---------- SOURCE DATA ----------
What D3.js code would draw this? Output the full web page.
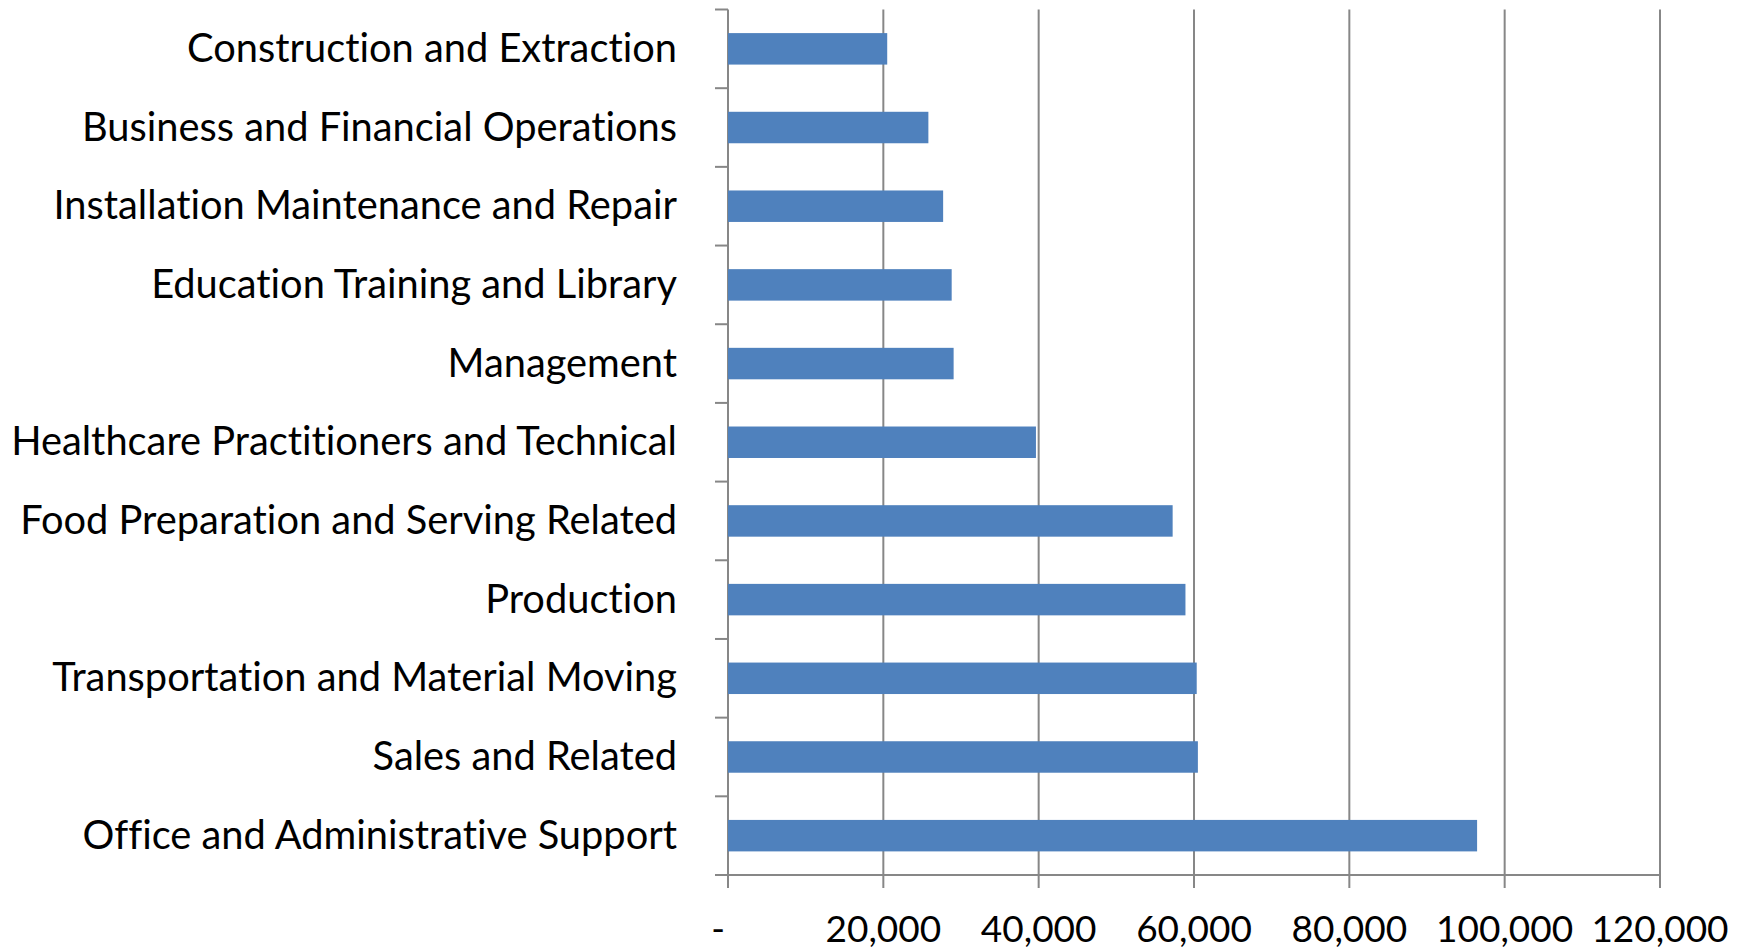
<!DOCTYPE html>
<html>
<head>
<meta charset="utf-8">
<style>
  body { margin: 0; background: #fff; }
  text { font-family: Lato, "Open Sans", sans-serif; fill: #000; font-variant-ligatures: none; }
</style>
</head>
<body>
<svg id="chart" width="1748" height="949"></svg>
<script src="https://d3js.org/d3.v7.min.js"></script>
<script>

var categories = [
  "Construction and Extraction",
  "Business and Financial Operations",
  "Installation Maintenance and Repair",
  "Education Training and Library",
  "Management",
  "Healthcare Practitioners and Technical",
  "Food Preparation and Serving Related",
  "Production",
  "Transportation and Material Moving",
  "Sales and Related",
  "Office and Administrative Support"
];
var values = [20500, 25800, 27700, 28800, 29050, 39650, 57250, 58900, 60350, 60500, 96450];
var xTicks = [0, 20000, 40000, 60000, 80000, 100000, 120000];
var xTickLabels = ["-", "20,000", "40,000", "60,000", "80,000", "100,000", "120,000"];

var svg = d3.select("#chart");
var plotLeft = 728, plotRight = 1660, plotTop = 9.5, plotBottom = 875;
var gridColor = "#878787";

var x = d3.scaleLinear().domain([0, 120000]).range([plotLeft, plotRight]);
var y = d3.scaleBand().domain(categories).range([plotTop, plotBottom])
    .paddingInner(0.6).paddingOuter(0.3);

// vertical gridlines + ticks below the axis
svg.selectAll("line.grid")
  .data(xTicks)
  .enter().append("line")
    .attr("class", "grid")
    .attr("x1", function(d) { return x(d); })
    .attr("x2", function(d) { return x(d); })
    .attr("y1", plotTop)
    .attr("y2", plotBottom + 13)
    .attr("stroke", gridColor)
    .attr("stroke-width", 2);

// horizontal axis line
svg.append("line")
    .attr("x1", plotLeft - 13).attr("x2", plotRight)
    .attr("y1", plotBottom).attr("y2", plotBottom)
    .attr("stroke", gridColor).attr("stroke-width", 2);

// category ticks at band boundaries
var step = y.step();
svg.selectAll("line.ytick")
  .data(d3.range(categories.length + 1))
  .enter().append("line")
    .attr("class", "ytick")
    .attr("x1", plotLeft - 13).attr("x2", plotLeft)
    .attr("y1", function(i) { return plotTop + i * step; })
    .attr("y2", function(i) { return plotTop + i * step; })
    .attr("stroke", gridColor).attr("stroke-width", 2);

// bars
svg.selectAll("rect.bar")
  .data(values)
  .enter().append("rect")
    .attr("class", "bar")
    .attr("x", x(0))
    .attr("y", function(d, i) { return y(categories[i]); })
    .attr("width", function(d) { return x(d) - x(0); })
    .attr("height", y.bandwidth())
    .attr("fill", "#4F81BD");

// category labels
svg.selectAll("text.cat")
  .data(categories)
  .enter().append("text")
    .attr("class", "cat")
    .attr("x", plotLeft - 51)
    .attr("y", function(d) { return y(d) + y.bandwidth() / 2 + 13; })
    .attr("text-anchor", "end")
    .attr("font-size", 39.8)
    .text(function(d) { return d; });

// x tick labels
svg.selectAll("text.xlab")
  .data(xTicks)
  .enter().append("text")
    .attr("class", "xlab")
    .attr("x", function(d) { return d === 0 ? x(d) - 10 : x(d); })
    .attr("y", 942)
    .attr("text-anchor", "middle")
    .attr("font-size", 37)
    .text(function(d, i) { return xTickLabels[i]; });

</script>
</body>
</html>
----------
→ **EXERCISE DETAILS**:
Omit any images, then output the listing exactly.

→ **SOLUTION TO THIS TASK**:
What D3.js code would draw this? Output the full web page.
<!DOCTYPE html>
<html>
<head>
<meta charset="utf-8">
<style>
  body { margin: 0; background: #fff; }
  text { font-family: Lato, "Open Sans", sans-serif; fill: #000; font-variant-ligatures: none; }
</style>
</head>
<body>
<svg id="chart" width="1748" height="949"></svg>
<script src="https://d3js.org/d3.v7.min.js"></script>
<script>

var categories = [
  "Construction and Extraction",
  "Business and Financial Operations",
  "Installation Maintenance and Repair",
  "Education Training and Library",
  "Management",
  "Healthcare Practitioners and Technical",
  "Food Preparation and Serving Related",
  "Production",
  "Transportation and Material Moving",
  "Sales and Related",
  "Office and Administrative Support"
];
var values = [20500, 25800, 27700, 28800, 29050, 39650, 57250, 58900, 60350, 60500, 96450];
var xTicks = [0, 20000, 40000, 60000, 80000, 100000, 120000];
var xTickLabels = ["-", "20,000", "40,000", "60,000", "80,000", "100,000", "120,000"];

var svg = d3.select("#chart");
var plotLeft = 728, plotRight = 1660, plotTop = 9.5, plotBottom = 875;
var gridColor = "#878787";

var x = d3.scaleLinear().domain([0, 120000]).range([plotLeft, plotRight]);
var y = d3.scaleBand().domain(categories).range([plotTop, plotBottom])
    .paddingInner(0.6).paddingOuter(0.3);

// vertical gridlines + ticks below the axis
svg.selectAll("line.grid")
  .data(xTicks)
  .enter().append("line")
    .attr("class", "grid")
    .attr("x1", function(d) { return x(d); })
    .attr("x2", function(d) { return x(d); })
    .attr("y1", plotTop)
    .attr("y2", plotBottom + 13)
    .attr("stroke", gridColor)
    .attr("stroke-width", 2);

// horizontal axis line
svg.append("line")
    .attr("x1", plotLeft - 13).attr("x2", plotRight)
    .attr("y1", plotBottom).attr("y2", plotBottom)
    .attr("stroke", gridColor).attr("stroke-width", 2);

// category ticks at band boundaries
var step = y.step();
svg.selectAll("line.ytick")
  .data(d3.range(categories.length + 1))
  .enter().append("line")
    .attr("class", "ytick")
    .attr("x1", plotLeft - 13).attr("x2", plotLeft)
    .attr("y1", function(i) { return plotTop + i * step; })
    .attr("y2", function(i) { return plotTop + i * step; })
    .attr("stroke", gridColor).attr("stroke-width", 2);

// bars
svg.selectAll("rect.bar")
  .data(values)
  .enter().append("rect")
    .attr("class", "bar")
    .attr("x", x(0))
    .attr("y", function(d, i) { return y(categories[i]); })
    .attr("width", function(d) { return x(d) - x(0); })
    .attr("height", y.bandwidth())
    .attr("fill", "#4F81BD");

// category labels
svg.selectAll("text.cat")
  .data(categories)
  .enter().append("text")
    .attr("class", "cat")
    .attr("x", plotLeft - 51)
    .attr("y", function(d) { return y(d) + y.bandwidth() / 2 + 13; })
    .attr("text-anchor", "end")
    .attr("font-size", 39.8)
    .text(function(d) { return d; });

// x tick labels
svg.selectAll("text.xlab")
  .data(xTicks)
  .enter().append("text")
    .attr("class", "xlab")
    .attr("x", function(d) { return d === 0 ? x(d) - 10 : x(d); })
    .attr("y", 942)
    .attr("text-anchor", "middle")
    .attr("font-size", 37)
    .text(function(d, i) { return xTickLabels[i]; });

</script>
</body>
</html>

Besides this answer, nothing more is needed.